Friday, February 08, 2008

late pass on Lily Allen, random thoughts on songwriting

So i have this habit of avoiding acts who get a lot of buzz, only to rediscover them later, after everyone else has already gotten sick of them.

This Lily Allen album is great. She's not a strong singer, the production isn't all that revolutionary (though the bubble-dub approach is pretty catchy), and her personality might be an acquired taste, but this album has the one element missing from SO MUCH music (of all genres) these days: interesting, memorable songwriting.

That isn't to say that it's great songwriting-- just that it's memorable. Which to me, is HIGH praise.

Like Pharrell Williams, Amy Winehouse, Martin Luther, Ani DiFranco and a handful of others, Allen consistently writes songs that break from the formula. And whether those songs are good or bad, i think we should respect any artist willing to do that. Pharrell, for instance, sometimes writes some ridiculously weird and metaphorical stuff (see: all of N.E.R.D.'s catalog), but it makes his music all the more interesting. Winehouse might get attention for the sex and cursing and drugs in her music, but her songwriting goes beyond that-- her lyrics are thoughtful and complex without being artsy nonsense.

And none of these artists are perfect; not all their songs are good. But in today's climate, i'm thankful for them.
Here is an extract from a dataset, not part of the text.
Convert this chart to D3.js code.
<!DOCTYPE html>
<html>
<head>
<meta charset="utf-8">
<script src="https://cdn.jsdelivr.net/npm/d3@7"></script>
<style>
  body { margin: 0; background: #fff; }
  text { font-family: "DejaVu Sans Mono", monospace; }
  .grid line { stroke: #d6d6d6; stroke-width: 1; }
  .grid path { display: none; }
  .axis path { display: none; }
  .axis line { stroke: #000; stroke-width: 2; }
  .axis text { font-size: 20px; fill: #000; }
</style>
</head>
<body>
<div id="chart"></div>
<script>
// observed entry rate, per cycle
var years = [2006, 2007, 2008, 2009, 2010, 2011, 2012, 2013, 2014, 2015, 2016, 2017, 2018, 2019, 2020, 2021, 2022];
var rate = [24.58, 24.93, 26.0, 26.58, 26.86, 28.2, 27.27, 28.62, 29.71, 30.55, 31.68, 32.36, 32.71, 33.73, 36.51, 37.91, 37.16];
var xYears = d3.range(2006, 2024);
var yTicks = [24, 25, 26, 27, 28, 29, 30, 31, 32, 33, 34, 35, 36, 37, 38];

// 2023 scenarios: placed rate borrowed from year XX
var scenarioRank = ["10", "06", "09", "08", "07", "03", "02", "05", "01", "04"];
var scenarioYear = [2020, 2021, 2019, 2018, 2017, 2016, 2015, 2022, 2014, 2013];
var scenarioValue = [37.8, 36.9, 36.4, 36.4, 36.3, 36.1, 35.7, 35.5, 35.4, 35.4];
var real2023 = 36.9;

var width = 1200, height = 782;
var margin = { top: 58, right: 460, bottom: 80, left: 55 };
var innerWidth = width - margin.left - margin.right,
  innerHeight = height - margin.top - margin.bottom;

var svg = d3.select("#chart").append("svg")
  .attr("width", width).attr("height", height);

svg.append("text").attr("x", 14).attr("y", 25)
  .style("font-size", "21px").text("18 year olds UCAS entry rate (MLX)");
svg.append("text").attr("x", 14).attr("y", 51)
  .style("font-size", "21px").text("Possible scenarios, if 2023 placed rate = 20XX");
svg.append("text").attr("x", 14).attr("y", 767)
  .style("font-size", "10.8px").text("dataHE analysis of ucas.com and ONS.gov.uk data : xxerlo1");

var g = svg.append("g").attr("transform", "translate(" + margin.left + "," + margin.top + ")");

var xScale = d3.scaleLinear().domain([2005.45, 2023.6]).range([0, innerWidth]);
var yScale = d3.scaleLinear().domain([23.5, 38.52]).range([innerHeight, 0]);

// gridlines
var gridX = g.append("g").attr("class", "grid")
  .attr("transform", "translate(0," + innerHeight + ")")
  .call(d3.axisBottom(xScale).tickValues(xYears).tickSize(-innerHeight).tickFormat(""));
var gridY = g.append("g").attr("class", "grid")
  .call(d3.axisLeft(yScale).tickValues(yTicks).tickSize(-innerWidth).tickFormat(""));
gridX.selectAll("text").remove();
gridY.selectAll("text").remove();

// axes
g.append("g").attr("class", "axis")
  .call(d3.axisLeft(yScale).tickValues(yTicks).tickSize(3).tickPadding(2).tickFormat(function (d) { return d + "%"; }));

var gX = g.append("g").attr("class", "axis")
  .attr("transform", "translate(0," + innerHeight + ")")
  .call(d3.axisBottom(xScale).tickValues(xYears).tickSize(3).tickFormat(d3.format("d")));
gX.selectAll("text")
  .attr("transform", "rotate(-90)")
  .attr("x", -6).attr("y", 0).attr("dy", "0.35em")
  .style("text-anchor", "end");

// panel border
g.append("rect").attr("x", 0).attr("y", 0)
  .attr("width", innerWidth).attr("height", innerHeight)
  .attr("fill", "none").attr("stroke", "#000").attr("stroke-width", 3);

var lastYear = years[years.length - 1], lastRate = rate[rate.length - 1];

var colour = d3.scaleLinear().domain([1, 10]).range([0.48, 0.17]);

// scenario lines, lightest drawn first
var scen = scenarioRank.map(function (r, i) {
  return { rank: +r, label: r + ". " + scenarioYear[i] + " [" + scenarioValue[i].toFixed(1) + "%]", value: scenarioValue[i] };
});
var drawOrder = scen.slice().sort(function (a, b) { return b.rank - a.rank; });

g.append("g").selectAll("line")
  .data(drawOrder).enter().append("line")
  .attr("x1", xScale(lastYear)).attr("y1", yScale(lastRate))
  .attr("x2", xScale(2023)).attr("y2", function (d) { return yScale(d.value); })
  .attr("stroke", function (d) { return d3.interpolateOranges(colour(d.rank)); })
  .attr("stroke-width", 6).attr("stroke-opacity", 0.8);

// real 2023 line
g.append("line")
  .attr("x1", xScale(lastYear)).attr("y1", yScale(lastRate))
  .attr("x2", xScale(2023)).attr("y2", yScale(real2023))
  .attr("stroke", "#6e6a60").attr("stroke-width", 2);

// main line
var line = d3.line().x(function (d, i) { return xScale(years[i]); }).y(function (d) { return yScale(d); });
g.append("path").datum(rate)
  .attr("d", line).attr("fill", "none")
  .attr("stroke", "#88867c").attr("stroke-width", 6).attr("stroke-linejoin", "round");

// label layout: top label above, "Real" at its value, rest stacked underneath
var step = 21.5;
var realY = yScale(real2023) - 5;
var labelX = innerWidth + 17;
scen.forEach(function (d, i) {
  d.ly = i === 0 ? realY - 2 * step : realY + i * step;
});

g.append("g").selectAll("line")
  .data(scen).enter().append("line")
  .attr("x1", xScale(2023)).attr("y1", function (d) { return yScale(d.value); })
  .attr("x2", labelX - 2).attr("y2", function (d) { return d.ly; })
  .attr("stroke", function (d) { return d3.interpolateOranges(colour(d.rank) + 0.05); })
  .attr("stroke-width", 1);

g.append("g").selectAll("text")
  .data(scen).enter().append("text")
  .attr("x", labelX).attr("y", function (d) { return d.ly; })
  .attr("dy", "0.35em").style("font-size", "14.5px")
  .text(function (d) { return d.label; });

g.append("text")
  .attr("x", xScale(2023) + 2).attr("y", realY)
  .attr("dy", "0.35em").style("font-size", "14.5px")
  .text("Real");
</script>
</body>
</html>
Songwriting these days in melodic popular music (read: everything on the radio that isn't hip hop or folk) usually breaks down into three categories:

1. Elementary-school love poetry ("hey girl i wanna be with you/ forever and a day, it's truuuue"). From pop music to country to R&B, this is everywhere. Simple AABBCC rhymes, straightforward emotions (either "i love you" or "i used to love you"), lyrics that 12-year old girls consider romantic.

2. Melodramatic gibberish ("it's a wall of presumption i can't climb/ falling forever and i'm falling behind"). This is the default lyric style for most rock music, from emo to metal to Nickelback. It sounds poetic, and some of it is, but most of it will wash right over you. Of the three, this is probably the most palatable for me; it's not wack, it's just easily forgettable. Like a lot of indie hip hop actually, the emphasis is more on impressionism, creating a vibe rather than making a statement or telling a story. I get it, i just think it's boring.
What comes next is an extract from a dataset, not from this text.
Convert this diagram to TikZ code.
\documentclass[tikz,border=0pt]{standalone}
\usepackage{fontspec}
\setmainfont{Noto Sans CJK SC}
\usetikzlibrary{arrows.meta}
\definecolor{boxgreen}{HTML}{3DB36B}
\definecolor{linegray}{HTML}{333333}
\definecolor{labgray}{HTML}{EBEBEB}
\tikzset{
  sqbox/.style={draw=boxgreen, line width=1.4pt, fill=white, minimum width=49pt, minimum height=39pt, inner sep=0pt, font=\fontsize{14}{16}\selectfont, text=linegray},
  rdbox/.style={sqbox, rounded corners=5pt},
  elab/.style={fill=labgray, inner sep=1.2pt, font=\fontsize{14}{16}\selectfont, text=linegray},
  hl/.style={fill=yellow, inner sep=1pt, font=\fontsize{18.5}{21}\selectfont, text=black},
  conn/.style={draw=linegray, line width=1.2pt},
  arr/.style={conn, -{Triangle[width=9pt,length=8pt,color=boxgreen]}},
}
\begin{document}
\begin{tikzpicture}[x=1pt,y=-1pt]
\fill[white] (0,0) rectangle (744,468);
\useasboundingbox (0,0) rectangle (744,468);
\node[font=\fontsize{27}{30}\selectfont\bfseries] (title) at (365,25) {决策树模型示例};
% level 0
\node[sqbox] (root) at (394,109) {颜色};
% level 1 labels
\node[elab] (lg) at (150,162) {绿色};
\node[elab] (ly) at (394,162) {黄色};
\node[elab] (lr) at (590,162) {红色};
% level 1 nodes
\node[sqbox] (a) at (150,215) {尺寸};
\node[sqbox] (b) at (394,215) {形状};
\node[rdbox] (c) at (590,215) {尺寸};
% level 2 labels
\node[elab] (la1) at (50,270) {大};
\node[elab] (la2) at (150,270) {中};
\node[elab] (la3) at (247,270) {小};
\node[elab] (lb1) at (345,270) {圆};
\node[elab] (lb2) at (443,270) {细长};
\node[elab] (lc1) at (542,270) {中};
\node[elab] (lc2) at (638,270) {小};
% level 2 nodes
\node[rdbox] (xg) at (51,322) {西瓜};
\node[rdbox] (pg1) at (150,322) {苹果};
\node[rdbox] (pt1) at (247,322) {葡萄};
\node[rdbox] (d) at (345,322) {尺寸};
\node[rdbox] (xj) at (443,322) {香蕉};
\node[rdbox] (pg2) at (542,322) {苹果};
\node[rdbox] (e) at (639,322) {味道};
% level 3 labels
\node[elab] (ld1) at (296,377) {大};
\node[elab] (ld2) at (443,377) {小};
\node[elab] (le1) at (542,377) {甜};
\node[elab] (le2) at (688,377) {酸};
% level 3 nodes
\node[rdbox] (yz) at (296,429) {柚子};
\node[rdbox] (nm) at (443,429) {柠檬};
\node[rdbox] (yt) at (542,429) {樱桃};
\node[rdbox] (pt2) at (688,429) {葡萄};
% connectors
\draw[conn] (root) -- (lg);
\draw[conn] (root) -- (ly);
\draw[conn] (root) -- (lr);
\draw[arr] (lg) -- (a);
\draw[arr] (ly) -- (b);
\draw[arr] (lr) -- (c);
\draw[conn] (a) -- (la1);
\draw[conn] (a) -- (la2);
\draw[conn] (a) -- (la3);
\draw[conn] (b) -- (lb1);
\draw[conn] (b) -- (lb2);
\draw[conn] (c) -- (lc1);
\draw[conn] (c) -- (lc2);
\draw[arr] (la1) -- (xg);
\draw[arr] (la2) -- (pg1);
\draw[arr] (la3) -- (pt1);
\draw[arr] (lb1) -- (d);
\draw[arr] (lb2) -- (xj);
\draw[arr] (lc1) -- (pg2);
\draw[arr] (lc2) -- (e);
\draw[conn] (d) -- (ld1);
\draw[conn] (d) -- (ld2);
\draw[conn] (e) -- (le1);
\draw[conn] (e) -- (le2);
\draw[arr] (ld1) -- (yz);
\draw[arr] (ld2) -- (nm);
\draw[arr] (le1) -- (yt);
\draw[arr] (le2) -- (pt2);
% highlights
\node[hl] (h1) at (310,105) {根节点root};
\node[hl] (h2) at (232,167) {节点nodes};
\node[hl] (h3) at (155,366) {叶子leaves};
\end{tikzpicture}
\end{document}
3. Corporate boardroom focus group sex talk ("you're lookin' fly girl are you here alone?/ i wanna talk to you, i wanna take you home"). Even though i just made that up, it's probably a real Justin Timerberlake lyric-- i can hear him singing it. This is the default lyric style for club-pop and, increasingly, R&B.
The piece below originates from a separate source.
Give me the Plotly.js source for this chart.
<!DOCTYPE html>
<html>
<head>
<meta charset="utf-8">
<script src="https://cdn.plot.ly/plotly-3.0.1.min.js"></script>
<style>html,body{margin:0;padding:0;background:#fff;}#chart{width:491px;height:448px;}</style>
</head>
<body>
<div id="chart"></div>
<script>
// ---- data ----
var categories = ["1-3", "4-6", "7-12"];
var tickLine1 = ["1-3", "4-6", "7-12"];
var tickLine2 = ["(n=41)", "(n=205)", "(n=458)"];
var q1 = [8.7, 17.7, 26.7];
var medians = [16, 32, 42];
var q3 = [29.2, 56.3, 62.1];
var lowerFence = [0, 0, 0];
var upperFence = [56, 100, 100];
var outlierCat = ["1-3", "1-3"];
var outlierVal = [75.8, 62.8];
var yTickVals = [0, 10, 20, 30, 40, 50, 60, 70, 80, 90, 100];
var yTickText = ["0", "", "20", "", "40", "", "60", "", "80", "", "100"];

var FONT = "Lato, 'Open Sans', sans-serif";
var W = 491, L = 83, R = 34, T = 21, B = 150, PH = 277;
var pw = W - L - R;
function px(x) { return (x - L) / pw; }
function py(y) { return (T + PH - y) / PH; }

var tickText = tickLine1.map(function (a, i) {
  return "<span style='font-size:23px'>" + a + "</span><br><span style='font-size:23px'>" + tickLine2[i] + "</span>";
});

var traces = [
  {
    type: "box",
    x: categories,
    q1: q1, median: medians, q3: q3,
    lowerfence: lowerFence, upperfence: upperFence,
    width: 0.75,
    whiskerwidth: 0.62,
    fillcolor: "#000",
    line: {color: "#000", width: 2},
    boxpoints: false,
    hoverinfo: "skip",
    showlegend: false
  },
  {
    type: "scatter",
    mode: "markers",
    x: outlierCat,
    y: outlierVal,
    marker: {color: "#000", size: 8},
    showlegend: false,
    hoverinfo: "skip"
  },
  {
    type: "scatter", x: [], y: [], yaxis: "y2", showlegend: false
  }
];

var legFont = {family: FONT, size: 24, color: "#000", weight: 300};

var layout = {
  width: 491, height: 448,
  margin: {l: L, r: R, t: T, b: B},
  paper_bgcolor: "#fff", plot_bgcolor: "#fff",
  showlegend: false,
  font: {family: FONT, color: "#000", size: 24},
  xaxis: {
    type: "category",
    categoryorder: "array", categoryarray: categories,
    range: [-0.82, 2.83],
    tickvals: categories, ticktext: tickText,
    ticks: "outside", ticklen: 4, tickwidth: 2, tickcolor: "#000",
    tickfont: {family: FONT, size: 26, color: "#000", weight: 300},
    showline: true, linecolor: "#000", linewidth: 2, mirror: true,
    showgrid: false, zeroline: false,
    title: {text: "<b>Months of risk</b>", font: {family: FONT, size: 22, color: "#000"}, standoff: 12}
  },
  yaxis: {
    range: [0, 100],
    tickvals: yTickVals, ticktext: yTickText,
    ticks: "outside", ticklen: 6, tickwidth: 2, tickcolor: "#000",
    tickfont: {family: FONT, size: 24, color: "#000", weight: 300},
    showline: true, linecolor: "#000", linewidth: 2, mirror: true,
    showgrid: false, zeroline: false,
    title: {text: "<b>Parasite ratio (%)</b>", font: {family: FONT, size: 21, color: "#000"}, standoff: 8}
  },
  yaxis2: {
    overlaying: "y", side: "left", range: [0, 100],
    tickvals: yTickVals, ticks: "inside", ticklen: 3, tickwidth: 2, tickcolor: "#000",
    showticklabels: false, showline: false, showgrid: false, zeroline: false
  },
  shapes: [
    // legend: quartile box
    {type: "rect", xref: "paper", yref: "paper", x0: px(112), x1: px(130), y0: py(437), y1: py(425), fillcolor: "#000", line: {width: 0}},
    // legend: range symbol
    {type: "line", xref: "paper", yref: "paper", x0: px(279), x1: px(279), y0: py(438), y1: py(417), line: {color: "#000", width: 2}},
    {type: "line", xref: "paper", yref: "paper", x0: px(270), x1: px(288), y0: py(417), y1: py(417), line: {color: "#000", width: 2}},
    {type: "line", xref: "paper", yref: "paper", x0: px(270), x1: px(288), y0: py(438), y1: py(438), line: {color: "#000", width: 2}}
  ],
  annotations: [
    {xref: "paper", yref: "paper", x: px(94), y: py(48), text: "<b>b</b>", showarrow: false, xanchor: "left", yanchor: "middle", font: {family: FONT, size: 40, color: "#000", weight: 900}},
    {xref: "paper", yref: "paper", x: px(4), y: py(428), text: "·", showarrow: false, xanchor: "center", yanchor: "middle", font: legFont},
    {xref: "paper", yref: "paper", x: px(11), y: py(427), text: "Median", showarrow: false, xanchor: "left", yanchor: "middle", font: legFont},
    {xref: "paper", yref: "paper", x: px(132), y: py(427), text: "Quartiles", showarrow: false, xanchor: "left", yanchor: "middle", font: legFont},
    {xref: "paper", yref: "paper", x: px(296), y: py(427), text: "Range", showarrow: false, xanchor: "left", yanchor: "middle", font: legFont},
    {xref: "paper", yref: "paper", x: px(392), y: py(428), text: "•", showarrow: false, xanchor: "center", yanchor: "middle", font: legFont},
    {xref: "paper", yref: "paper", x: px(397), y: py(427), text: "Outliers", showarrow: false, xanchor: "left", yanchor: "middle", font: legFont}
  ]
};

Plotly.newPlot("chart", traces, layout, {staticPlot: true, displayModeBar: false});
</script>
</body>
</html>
Occasionally you'll get some cutesy/quirky indie rock, some R. Kelly insanity, a country song about supporting the troops-- there are certainly songs here and there that don't fit into the above. But they're exceptions. Lyric-writing is a dead art form...

But hey, i'm trying to be more positive what with my album coming out soon and big things, generally, popping. So while i could write on and on about wack songwriting, maybe it'd be better to talk about songwriters i DO like.

David Bazan of Pedro the Lion is good. I like Regina Spektor. The five people i already mentioned. Haley Bonar. Erykah Badu! There ARE quite a few... it's just that they're so overshadowed by the mountains of crap out there. Such simple things can make huge differences: showing vs. telling, concrete vs. abstract language, storytelling vs. exposition... it's middle school creative writing class stuff.

But i guess the target audience for most music these days isn't yet in middle school. It makes sense. It's just a shame that music that IS marketed to adults (indie rock, neo-soul, etc.) is ALSO so full of platitudes and cliches and lazy songwriting. I can understand why Fergie would want to avoid getting too complex, but what excuse do all these pretentious art-rock bands and bohemian slam poet singer/songwriters have?

So i failed at being positive. Oh well.

I guess my advice to anyone out there who is in a band or trying to do the singer/songwriter thing is this: just because two lines happen to rhyme doesn't mean they belong together. Don't settle for mediocrity-- constantly revise and try to make your work better. Break the molds, push the boundaries, write lyrics that stand by themselves and don't use the pretty melody or your dashing good looks as a crutch. Anyone can write a song. How can you create a meaningful piece of art that people are going to remember?

I could do a whole 'nother post on how all this applies to hip hop too, but i've been talking about hip hop a lot lately. Thought this would be a nice break.

Any other good songwriters out there i'm forgetting?

2 comments:

Jeff said...

Will Sheff from Okkervil River. "John Allyn Smith Sails" from the new record is a great example of taking what could be overwrought subject matter and making it emotionally compelling.

Educated Fool said...

Very interesting read... I have shared this view also, as a musican myself I create music with layers... When I was 16 I met Roots Manuva and we had a very interesting conversation about song writing, he gave me the best advise about making music where a listener will hear something new upon every listen and with Hip-Hop esp it needs to be done... if you make something catchy and predictable, it can be striking but bores quickly... I'd like to send you a copy of my EP and have you review it... would you do that?